The exhibits attached to Plaintiff's Response likewise are of little utility. They consist of: correspondence and form letters regarding Plaintiff's EEOC proceedings, see Doc. 27-2 at pgs. 1 & 10 of 33; orders entered against Plaintiff in the Family Division of the Court of Common Pleas of Allegheny County, id. at 2-3; spread sheets regarding Defendant apparently prepared on behalf of the EEOC, id. at 4-7; indiscernible photocopies of pictures taken by Plaintiff at his former work stations, id. at 12-28; messages sent to Plaintiff's work email account by co-workers, id. at 29-30; a form letter sent to Plaintiff by his long term disability ("LTD") provider, id. at 31; a two page recitation of employment discrimination law, id. at 32-33; and an EEOC "Determination" letter finding that Defendant violated Title VII and a seemingly related "Witness Interview" summary. Id. at 8-9, 11.

The Family Division orders are irrelevant for the purposes of summary judgment. So too are the EEOC form letters, correspondence, and spread sheets. Plaintiff's photographs are unauthenticated, and immaterial at this stage in the proceedings. Plaintiff's facially neutral work emails have no meaningful effect on the validity of his claims. The same is true regarding the LTD form letter. Finally, the EEOC Determination letter is of questionable admissibility and, even assuming the Court properly may consider it, the EEOC's findings are not binding on this tribunal. See Coleman v. Home Depot, Inc., 306 F.3d 1333, 1335 (3d Cir. 2002) ("an EEOC Letter of Determination is not per se admissible"); Laber v. Harvey, 438 F.3d 404, 420 (4th Cir. 2006) (district court's review of discrimination claims is de novo, and "private-sector employees . . . [are] unable to use the EEOC's [determination] to compel a [judicial] finding of discrimination") (citation omitted).
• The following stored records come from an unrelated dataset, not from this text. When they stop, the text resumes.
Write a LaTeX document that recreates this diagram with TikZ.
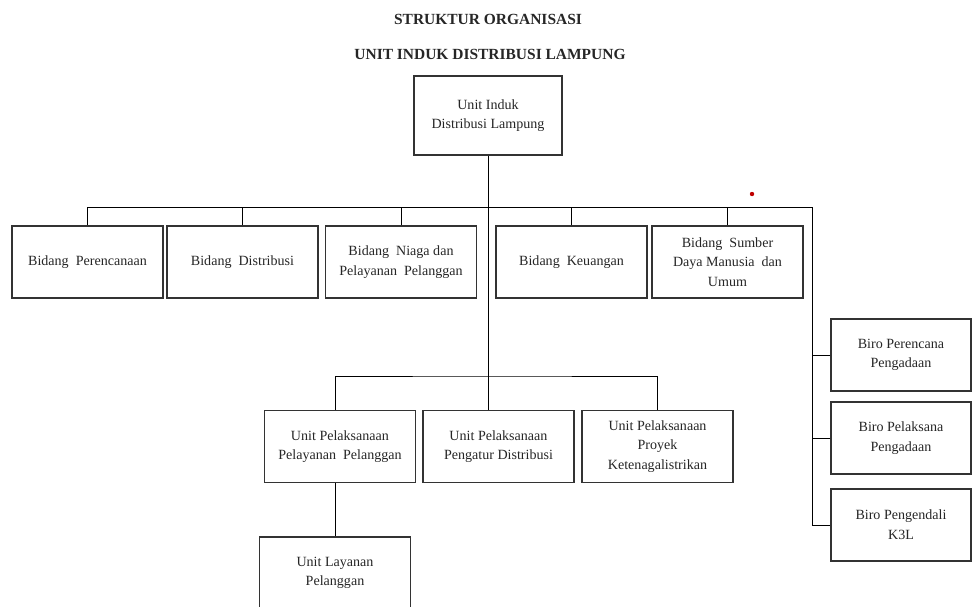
\documentclass[tikz,border=0pt]{standalone}
\usepackage{fontspec}
\setmainfont{Liberation Serif}
\begin{document}
\begin{tikzpicture}[
    x=0.025cm, y=-0.025cm,
    unit/.style={draw=black!80, line width=0.9pt, minimum width=#1, minimum height=1.8cm, align=center, inner sep=2pt, text=black!85, font=\fontsize{10}{14}\selectfont},
    unit/.default=3.775cm,
    title/.style={font=\bfseries\fontsize{11}{13}\selectfont, text=black!85},
    link/.style={draw=black, line width=0.7pt}
]
    \useasboundingbox (0,0) rectangle (972,606);

    % Titles
    \node[title] (judul) at (488,19) {STRUKTUR ORGANISASI};
    \node[title] (subjudul) at (490,54) {UNIT INDUK DISTRIBUSI LAMPUNG};

    % Unit induk
    \node[unit=3.7cm, minimum height=1.975cm] (induk) at (488,115.5) {Unit Induk\\Distribusi Lampung};

    % Bidang
    \node[unit] (perencanaan) at (87.5,262) {Bidang\ \ Perencanaan};
    \node[unit] (distribusi) at (242.5,262) {Bidang\ \ Distribusi};
    \node[unit] (niaga) at (401,262) {Bidang\ \ Niaga dan\\Pelayanan\ \ Pelanggan};
    \node[unit] (keuangan) at (571.5,262) {Bidang\ \ Keuangan};
    \node[unit] (sdm) at (727.5,262) {Bidang\ \ Sumber\\Daya Manusia\ \ dan\\Umum};

    % Biro
    \node[unit=3.5cm] (biroRencana) at (901,355) {Biro Perencana\\Pengadaan};
    \node[unit=3.5cm] (biroLaksana) at (901,438) {Biro Pelaksana\\Pengadaan};
    \node[unit=3.5cm] (biroK3L) at (901,525) {Biro Pengendali\\K3L};

    % Unit pelaksanaan
    \node[unit] (uppp) at (340,446.5) {Unit Pelaksanaan\\Pelayanan\ \ Pelanggan};
    \node[unit] (uppd) at (498.5,446.5) {Unit Pelaksanaan\\Pengatur Distribusi};
    \node[unit] (uppk) at (657.5,446.5) {Unit Pelaksanaan\\Proyek\\Ketenagalistrikan};
    \node[unit] (ulp) at (335,573) {Unit Layanan\\Pelanggan};

    % Bus points
    \coordinate (busBidang) at (812,207);
    \coordinate (busUnit) at (488,376);

    % Lines
    \draw[link] (induk.south) -- (induk.south |- uppd.north);
    \draw[link] (perencanaan.north) |- (busBidang) |- (biroK3L.west);
    \foreach \n in {distribusi, niaga, keuangan, sdm}
        \draw[link] (\n.north) -- (\n.north |- busBidang);
    \draw[link] (biroRencana.west) -- (biroRencana.west -| busBidang);
    \draw[link] (biroLaksana.west) -- (biroLaksana.west -| busBidang);
    \draw[link] (ulp.north |- uppp.north) |- (busUnit) -| (uppk.north);
    \draw[link] (ulp.north) -- (ulp.north |- uppp.south);

    % Red dot
    \fill[red!75!black] (752,194) circle (2.2);
\end{tikzpicture}
\end{document}
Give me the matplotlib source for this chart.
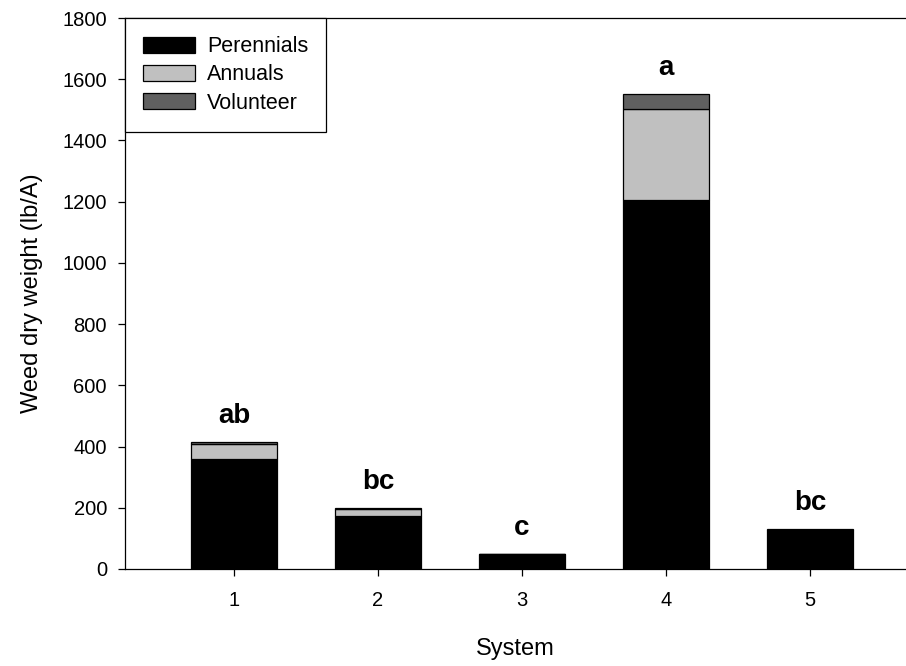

Last are Plaintiff's EEOC Charges, which Defendant itself has placed into the record. Plaintiff signed the Charges, "declar[ing] under penalty of perjury" as to their "tru[th] and correct[ness]." See 2005 EEOC Charge; 2006 EEOC Charge. Such documents routinely are considered within the context of summary judgment, and so will they be here. Cf. generally Dawson v. Harran, 2008 WL 1959696, *4 n.6 (E.D. Pa. May 5, 2008) ("an EEOC Charge of Discrimination is a public record that may be considered" at 12(b)(6) stage and thereafter) (citations omitted).

The primary focus of Plaintiff's discrimination claims is Defendant placing him in undesirable and/or unsafe work locations. See generally Compl. at ¶ 5. Defendant operated two facilities, one in Verona, Pennsylvania and the other in Blawnox, Pennsylvania. See generally Aff. of K. Janowitz (Ex. 5 to Doc. 25) at ¶ 5. Plaintiff initially was stationed in Verona, and later was moved to Blawnox. See id. at ¶¶ 5-7. Plaintiff's 2005 EEOC Charge addressed the Verona facility:

[In] February 2004, my office [in Verona] was moved into the back of a tractor-trailer. This trailer had no light except for sunlight. The trailer leaked water and had no heat. After six months, my office was moved into the equivalent of a broom closet, with little light or air. I am currently still assigned [to] this work area. . . .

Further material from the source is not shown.